Bab 1

1.6K 52 0
                                    

Bibirku meringis lirih, kupegangi pelipis yang barusan terkena lemparan kerikil. Pandanganku meruncing, tetapi juga takut pada beberapa warga yang berkumpul di depan. Dilihat dari wajah-wajah bengis itu, aku merasa mereka benar-benar ingin menghabisiku.

"Pergi kamu dari sini! Kami nggak sudi anak kami diajar sama kamu!"

Usiran itu disuarakan lagi. Disahut oleh makian dan hinaan lain.

"Perempuan nggak bener!"

"Perempuan kotor, kok, sok-sok ngajar anak-anak." Seorang bapak maju. Balok di tangannya diayunkan ke arahku.

Spontan aku mundur. Ternyata dia hanya menggertak. Menarik tangan menjauh dari pelipis, telapak sudah dihiasi noda darah. Rasa takut kini makin parah.

"Pergi sana!" Bapak tadi mengayunkan lagi balok kayunya.

Aku merasa tak mungkin bersikeras di sini dan membela diri atau memberi mereka-mereka ini pengertian. Mereka sudah dikuasai amarah.
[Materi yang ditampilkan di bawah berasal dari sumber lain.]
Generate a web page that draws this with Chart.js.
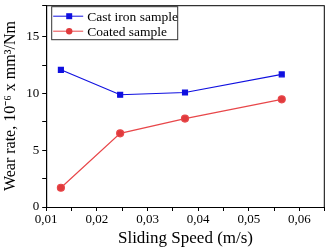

Mustahil membuat mereka melunak di waktu seperti ini. Yang ada bunuh diri namanya.

Memungut tas dari tanah, aku berjalan menuju mobil. Mereka yang menganggap kepergianku ini adalah sebuah kekalahan mulai berseru-seru girang. Mereka merasa menang.

"Huu! Dasar perempuan kotor!"

"Jangan sok kamu! Jangan dekati anak-anak kami!"

"Kalau berani ke sini lagi, saya habisi kamu! Merusak anak-anak saja!"

Memejam dongkol, aku berhenti berjalan. Berbalik, kutatap mereka-mereka yang berseru tadi dengan sorot malas. Dasar manusia sok suci, batinku.

Memangnya mereka tak pernah berbuat dosa? Memang, selama di dunia, mereka ini tak pernah keliru? Memang mereka punya hak menghakimi aku?

"Apa? Berani kamu? Malu harusnya!" Si pemegang balok kayu menantang.

Mendengkus singkat, aku berbalik dan lanjut berjalan ke mobil. Diki membukakan pintu agar aku bisa langsung masuk. Supir itu bergegas menuju kursi kemudi, lalu menjalankan mobil meninggalkan lapangan itu.

Rasanya masih dongkol sekali. Rencanaku gagal total gara-gara orang-orang sok suci tadi. Padahal, aku sudah merencanakan semua dengan baik sejak seminggu lalu.

"Non, itu lukanya mau diobati dulu?" Suara Diki dari kursi depan membuatku memalingkan wajah dari jendela.

Pada dia aku menggeleng. Luka di pelipis memang terasa perih. Namun, aku tidak bisa mengobatinya sendiri di sini. Aku takut.

"Mau ke klinik dulu?" saran Diki dengan sabar.

"Enggak usah," sahutku agak ketus. "Di rumah aja. Nanti ke klinik, aku diusir lagi."

Inginnya menjadi perempuan kuat yang tak cengeng. Namun, saat bibirku sendiri yang mengatakan kalimat barusan, mataku malah menghangat. Sedih sekali. Kecil dan begitu tak berarti aku di dunia yang bersih ini.

Siapa yang bisa disalahkan atas nasib buruk ini? Orang tua? Rasanya terlalu berdosa. Sudah orang tua susah payah membuatku ada di dunia dan merawat, masih harus disalahkan? Namun, kalau bukan mereka, lalu siapa?

Aku? Memang aku suka punya nasib begini? Aku suka dihina semua orang? Yang benar saja!

Perjalanan lima belas menit dari lapangan, kami tiba di rumah. Turun dari mobil, aku melihat sebuah kendaraan tak asing sudah terparkir di carport. Emosi yang tadinya sudah buruk, makin menjadi-jadi.

Sepertinya, hari ini masih banyak hal buruk yang mesti dilewati.

Kulangkahkan kaki melewati pintu utama. Di ruang tamu, banyak barang berserak seperti plastik, kotak plasti dan kardus. Di meja, lantai, bahkan beberapa ada di sofa.